Rows from a dataset of charts and code
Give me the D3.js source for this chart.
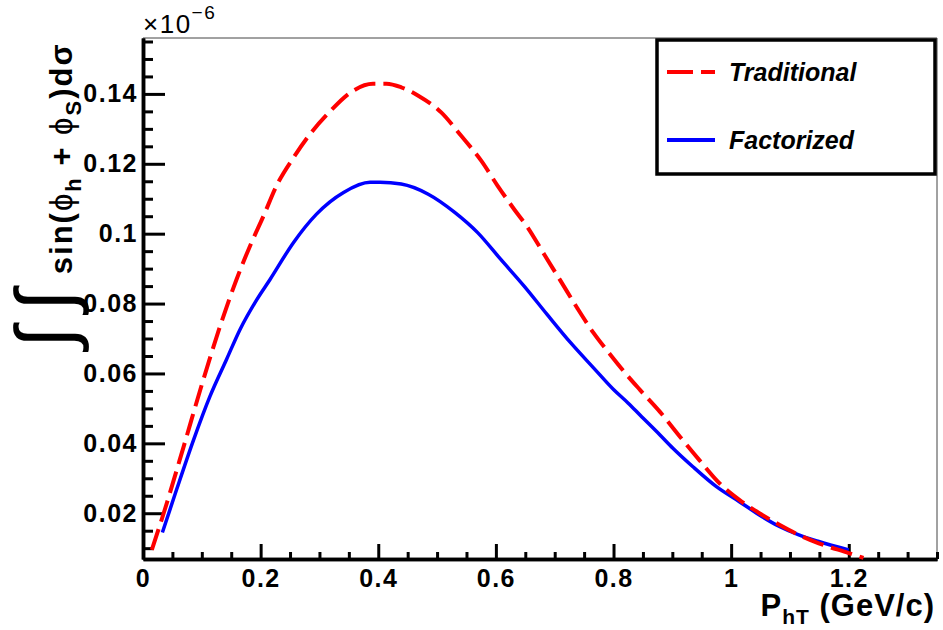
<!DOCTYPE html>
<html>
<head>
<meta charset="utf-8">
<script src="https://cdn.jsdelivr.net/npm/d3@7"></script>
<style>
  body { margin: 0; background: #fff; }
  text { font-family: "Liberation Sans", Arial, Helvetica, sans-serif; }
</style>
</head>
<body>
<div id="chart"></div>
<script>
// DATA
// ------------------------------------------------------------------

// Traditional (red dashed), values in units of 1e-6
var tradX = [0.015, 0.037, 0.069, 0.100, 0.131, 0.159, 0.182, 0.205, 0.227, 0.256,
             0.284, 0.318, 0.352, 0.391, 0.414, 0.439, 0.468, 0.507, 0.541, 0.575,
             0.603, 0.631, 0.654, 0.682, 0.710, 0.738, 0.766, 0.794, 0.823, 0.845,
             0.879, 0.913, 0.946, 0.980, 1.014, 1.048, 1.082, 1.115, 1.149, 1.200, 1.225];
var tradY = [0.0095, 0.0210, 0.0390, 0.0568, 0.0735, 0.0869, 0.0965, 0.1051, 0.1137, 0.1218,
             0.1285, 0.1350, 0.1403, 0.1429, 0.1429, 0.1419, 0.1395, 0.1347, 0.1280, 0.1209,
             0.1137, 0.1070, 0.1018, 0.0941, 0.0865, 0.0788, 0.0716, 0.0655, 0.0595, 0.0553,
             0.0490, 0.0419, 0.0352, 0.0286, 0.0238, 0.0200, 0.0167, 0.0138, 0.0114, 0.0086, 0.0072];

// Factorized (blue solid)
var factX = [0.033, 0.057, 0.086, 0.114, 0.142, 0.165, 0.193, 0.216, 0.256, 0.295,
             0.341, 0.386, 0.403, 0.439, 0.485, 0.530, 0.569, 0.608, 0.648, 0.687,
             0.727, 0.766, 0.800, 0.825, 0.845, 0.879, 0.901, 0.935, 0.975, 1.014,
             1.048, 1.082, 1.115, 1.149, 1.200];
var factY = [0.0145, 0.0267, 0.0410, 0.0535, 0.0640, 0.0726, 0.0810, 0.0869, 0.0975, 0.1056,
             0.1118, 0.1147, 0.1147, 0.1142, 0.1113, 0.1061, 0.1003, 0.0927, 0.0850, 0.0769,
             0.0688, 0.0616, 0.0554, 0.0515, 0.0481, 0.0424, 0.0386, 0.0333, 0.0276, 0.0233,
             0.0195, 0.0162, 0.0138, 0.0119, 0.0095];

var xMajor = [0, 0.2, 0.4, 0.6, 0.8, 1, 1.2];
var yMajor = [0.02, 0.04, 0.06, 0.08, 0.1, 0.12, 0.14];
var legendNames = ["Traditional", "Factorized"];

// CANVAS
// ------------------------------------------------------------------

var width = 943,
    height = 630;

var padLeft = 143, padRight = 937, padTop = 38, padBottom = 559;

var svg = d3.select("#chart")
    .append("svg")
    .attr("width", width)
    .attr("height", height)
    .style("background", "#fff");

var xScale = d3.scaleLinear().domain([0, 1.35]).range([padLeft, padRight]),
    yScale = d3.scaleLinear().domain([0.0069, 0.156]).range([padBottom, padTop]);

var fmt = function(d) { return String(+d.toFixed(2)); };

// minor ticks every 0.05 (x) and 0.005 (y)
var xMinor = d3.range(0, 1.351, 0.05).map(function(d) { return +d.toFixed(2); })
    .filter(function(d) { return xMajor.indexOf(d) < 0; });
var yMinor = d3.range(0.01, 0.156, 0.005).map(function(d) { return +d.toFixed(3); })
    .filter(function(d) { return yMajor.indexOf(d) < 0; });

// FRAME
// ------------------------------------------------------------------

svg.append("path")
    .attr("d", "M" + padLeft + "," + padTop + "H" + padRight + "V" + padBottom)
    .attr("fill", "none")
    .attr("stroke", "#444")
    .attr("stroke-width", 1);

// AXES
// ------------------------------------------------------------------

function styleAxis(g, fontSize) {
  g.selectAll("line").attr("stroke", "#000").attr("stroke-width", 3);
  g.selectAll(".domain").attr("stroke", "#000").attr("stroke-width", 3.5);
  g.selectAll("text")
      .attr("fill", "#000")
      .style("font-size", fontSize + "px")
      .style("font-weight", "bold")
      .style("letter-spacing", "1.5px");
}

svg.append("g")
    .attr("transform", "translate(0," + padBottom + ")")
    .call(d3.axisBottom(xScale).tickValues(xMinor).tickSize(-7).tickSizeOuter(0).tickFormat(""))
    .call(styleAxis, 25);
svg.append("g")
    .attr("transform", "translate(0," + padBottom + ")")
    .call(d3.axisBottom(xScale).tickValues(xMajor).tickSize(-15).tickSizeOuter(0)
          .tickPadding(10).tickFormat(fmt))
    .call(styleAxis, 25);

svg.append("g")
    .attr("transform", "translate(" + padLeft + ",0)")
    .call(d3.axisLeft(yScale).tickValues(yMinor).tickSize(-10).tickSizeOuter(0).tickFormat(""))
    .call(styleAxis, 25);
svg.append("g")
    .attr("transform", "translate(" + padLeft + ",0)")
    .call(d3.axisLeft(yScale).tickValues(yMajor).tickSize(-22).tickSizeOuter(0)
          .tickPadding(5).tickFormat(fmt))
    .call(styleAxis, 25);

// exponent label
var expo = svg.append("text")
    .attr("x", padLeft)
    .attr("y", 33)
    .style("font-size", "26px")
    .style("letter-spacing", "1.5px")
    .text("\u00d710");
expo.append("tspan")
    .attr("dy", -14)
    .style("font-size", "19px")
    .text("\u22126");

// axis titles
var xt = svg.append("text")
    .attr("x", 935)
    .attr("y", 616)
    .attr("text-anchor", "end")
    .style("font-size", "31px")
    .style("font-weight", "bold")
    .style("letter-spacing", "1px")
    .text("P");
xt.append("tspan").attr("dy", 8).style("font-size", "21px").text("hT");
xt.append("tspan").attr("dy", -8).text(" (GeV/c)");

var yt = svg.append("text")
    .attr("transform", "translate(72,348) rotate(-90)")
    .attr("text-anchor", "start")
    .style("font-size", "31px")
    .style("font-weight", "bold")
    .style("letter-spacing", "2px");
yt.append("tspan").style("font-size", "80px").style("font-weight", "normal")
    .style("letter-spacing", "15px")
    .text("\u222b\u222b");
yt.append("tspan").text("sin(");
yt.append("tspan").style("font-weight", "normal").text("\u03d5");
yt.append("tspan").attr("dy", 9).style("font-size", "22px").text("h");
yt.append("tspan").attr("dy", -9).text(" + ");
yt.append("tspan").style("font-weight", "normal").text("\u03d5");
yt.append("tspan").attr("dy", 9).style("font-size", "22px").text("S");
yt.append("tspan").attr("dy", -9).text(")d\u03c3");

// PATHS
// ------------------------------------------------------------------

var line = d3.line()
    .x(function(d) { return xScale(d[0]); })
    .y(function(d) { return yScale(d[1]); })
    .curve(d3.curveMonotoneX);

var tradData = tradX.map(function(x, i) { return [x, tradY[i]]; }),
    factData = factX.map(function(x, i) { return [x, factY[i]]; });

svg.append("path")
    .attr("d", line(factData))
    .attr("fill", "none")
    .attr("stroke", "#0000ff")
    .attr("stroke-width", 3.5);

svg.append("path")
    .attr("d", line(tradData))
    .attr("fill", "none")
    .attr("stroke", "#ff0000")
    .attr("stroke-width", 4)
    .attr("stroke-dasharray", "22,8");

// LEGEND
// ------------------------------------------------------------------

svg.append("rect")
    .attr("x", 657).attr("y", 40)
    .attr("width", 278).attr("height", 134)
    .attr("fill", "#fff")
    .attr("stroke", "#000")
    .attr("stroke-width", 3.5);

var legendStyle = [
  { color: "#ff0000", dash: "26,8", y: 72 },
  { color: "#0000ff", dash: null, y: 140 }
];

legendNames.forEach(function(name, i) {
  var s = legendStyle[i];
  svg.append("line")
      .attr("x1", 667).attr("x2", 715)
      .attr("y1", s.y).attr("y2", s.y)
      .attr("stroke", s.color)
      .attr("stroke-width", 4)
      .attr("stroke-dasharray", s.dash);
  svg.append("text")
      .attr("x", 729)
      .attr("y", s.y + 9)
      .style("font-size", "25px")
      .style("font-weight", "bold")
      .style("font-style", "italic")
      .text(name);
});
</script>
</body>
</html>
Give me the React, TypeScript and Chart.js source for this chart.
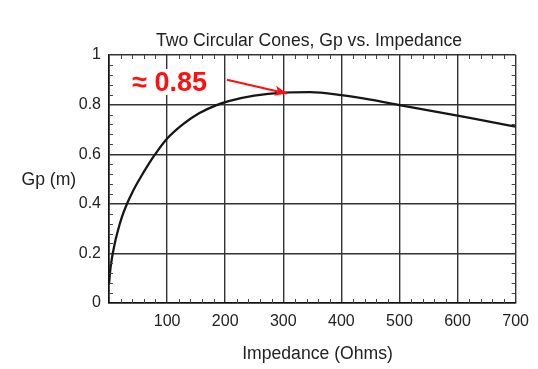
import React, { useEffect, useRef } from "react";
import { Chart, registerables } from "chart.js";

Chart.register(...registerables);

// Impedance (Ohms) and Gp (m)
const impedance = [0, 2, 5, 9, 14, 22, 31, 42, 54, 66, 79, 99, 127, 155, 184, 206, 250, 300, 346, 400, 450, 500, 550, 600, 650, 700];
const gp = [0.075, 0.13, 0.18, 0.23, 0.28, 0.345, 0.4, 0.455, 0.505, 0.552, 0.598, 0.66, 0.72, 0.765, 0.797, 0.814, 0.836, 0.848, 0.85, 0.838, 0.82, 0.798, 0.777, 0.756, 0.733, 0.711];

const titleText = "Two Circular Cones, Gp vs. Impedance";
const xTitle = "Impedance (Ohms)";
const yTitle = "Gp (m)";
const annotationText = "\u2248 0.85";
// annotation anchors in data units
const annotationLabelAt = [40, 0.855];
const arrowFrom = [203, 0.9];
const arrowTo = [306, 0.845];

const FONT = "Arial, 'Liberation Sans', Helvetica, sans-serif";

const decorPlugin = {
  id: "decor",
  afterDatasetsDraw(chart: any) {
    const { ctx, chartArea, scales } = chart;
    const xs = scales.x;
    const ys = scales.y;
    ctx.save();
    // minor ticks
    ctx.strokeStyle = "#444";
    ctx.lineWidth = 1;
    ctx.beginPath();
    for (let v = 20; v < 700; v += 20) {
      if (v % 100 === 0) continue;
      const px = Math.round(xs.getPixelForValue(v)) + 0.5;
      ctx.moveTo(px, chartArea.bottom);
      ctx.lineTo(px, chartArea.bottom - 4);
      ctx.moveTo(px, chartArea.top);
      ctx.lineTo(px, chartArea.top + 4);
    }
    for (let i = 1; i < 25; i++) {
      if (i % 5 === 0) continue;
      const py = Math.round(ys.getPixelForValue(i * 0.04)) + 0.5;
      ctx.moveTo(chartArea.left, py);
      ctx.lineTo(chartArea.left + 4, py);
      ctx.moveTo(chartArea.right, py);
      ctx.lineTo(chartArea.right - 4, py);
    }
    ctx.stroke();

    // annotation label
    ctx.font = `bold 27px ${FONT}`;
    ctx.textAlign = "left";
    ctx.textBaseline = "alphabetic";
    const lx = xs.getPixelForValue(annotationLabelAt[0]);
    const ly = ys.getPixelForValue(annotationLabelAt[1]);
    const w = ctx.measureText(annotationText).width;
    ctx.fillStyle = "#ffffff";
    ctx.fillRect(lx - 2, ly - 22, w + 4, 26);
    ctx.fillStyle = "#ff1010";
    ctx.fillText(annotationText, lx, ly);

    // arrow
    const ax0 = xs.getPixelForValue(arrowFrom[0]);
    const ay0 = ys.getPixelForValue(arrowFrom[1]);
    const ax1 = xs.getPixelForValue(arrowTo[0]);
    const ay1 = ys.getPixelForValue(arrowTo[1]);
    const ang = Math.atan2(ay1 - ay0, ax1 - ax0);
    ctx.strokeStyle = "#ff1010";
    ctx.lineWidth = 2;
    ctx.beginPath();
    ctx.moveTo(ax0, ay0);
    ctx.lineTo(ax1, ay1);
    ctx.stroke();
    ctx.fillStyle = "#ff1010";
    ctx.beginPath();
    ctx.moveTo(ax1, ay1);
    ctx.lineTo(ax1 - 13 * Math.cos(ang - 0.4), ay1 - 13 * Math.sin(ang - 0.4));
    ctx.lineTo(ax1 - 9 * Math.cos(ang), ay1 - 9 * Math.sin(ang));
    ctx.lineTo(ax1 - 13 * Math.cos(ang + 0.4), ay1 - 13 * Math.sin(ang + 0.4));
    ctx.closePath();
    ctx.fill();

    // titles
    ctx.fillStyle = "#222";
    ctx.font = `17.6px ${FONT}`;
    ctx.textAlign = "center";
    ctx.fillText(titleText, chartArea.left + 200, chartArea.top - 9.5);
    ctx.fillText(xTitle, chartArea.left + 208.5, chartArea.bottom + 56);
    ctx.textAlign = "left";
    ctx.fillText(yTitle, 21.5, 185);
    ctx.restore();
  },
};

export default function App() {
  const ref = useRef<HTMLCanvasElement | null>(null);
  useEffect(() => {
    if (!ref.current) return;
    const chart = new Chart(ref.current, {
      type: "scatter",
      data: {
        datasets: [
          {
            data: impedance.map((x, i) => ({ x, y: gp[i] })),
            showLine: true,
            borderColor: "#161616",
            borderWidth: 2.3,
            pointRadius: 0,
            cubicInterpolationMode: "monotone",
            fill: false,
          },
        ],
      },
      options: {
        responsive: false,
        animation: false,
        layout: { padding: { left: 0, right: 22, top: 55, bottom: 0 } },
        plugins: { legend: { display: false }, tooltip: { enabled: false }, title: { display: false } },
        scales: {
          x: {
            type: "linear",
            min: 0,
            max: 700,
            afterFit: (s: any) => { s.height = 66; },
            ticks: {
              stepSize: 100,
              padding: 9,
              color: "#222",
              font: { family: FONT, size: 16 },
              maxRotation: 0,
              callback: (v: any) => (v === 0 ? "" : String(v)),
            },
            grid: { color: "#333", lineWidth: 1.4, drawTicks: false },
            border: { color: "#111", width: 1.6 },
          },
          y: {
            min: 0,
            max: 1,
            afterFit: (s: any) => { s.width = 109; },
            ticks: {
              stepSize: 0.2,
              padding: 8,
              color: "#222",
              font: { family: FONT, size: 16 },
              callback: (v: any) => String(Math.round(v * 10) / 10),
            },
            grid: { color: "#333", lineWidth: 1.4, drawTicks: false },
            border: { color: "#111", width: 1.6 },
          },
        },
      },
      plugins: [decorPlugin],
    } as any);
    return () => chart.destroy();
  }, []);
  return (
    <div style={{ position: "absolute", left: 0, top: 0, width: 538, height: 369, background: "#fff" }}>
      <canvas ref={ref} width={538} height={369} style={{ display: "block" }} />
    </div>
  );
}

* **Brief**: Start at the line containing "Give me the React, TypeScript" and stop at the line containing "Chart.register(...registerables);"; transcribe those lines exactly, skipping pictures.

* **Solved problem**:
Give me the React, TypeScript and Chart.js source for this chart.
import React, { useEffect, useRef } from "react";
import { Chart, registerables } from "chart.js";

Chart.register(...registerables);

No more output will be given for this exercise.